-- begin --
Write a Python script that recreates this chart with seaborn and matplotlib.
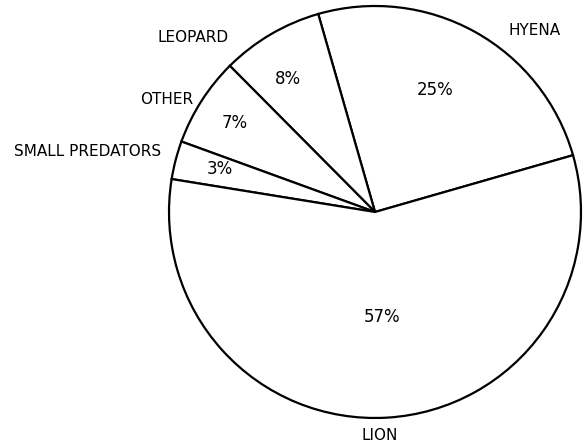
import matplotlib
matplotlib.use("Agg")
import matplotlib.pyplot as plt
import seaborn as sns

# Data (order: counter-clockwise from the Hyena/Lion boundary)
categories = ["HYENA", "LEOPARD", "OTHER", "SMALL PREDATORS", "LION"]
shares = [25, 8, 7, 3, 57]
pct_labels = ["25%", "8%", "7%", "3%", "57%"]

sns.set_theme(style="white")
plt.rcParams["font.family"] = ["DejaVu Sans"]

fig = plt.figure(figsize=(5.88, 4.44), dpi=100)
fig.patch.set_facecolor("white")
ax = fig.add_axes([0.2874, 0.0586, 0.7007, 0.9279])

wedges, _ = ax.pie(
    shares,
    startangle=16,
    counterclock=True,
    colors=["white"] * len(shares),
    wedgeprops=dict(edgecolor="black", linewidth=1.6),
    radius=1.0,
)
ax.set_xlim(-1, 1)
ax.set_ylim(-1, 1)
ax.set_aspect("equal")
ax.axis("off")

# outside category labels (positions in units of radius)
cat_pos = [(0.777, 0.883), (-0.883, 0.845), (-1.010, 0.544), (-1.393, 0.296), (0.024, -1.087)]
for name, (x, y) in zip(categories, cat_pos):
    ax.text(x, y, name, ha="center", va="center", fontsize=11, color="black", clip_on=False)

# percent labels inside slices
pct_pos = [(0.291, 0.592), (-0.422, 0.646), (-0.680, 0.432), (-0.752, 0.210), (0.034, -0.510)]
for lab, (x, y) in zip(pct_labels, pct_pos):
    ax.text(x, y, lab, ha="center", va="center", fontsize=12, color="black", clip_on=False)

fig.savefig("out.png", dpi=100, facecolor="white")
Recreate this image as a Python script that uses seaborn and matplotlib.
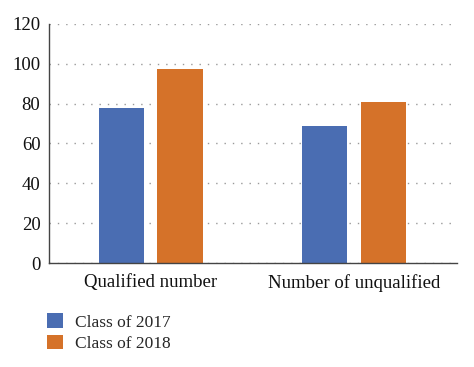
-- end --
▶ DESCRIPTION OF THE TASK
Print every entry exactly as written, without the pictures.

▶ ANSWER TO THIS EXERCISE
Write a Python script that recreates this chart with seaborn and matplotlib.
import matplotlib
matplotlib.use("Agg")
import matplotlib.pyplot as plt
import seaborn as sns

# Data (order: counter-clockwise from the Hyena/Lion boundary)
categories = ["HYENA", "LEOPARD", "OTHER", "SMALL PREDATORS", "LION"]
shares = [25, 8, 7, 3, 57]
pct_labels = ["25%", "8%", "7%", "3%", "57%"]

sns.set_theme(style="white")
plt.rcParams["font.family"] = ["DejaVu Sans"]

fig = plt.figure(figsize=(5.88, 4.44), dpi=100)
fig.patch.set_facecolor("white")
ax = fig.add_axes([0.2874, 0.0586, 0.7007, 0.9279])

wedges, _ = ax.pie(
    shares,
    startangle=16,
    counterclock=True,
    colors=["white"] * len(shares),
    wedgeprops=dict(edgecolor="black", linewidth=1.6),
    radius=1.0,
)
ax.set_xlim(-1, 1)
ax.set_ylim(-1, 1)
ax.set_aspect("equal")
ax.axis("off")

# outside category labels (positions in units of radius)
cat_pos = [(0.777, 0.883), (-0.883, 0.845), (-1.010, 0.544), (-1.393, 0.296), (0.024, -1.087)]
for name, (x, y) in zip(categories, cat_pos):
    ax.text(x, y, name, ha="center", va="center", fontsize=11, color="black", clip_on=False)

# percent labels inside slices
pct_pos = [(0.291, 0.592), (-0.422, 0.646), (-0.680, 0.432), (-0.752, 0.210), (0.034, -0.510)]
for lab, (x, y) in zip(pct_labels, pct_pos):
    ax.text(x, y, lab, ha="center", va="center", fontsize=12, color="black", clip_on=False)

fig.savefig("out.png", dpi=100, facecolor="white")
Recreate this image as a Python script that uses seaborn and matplotlib.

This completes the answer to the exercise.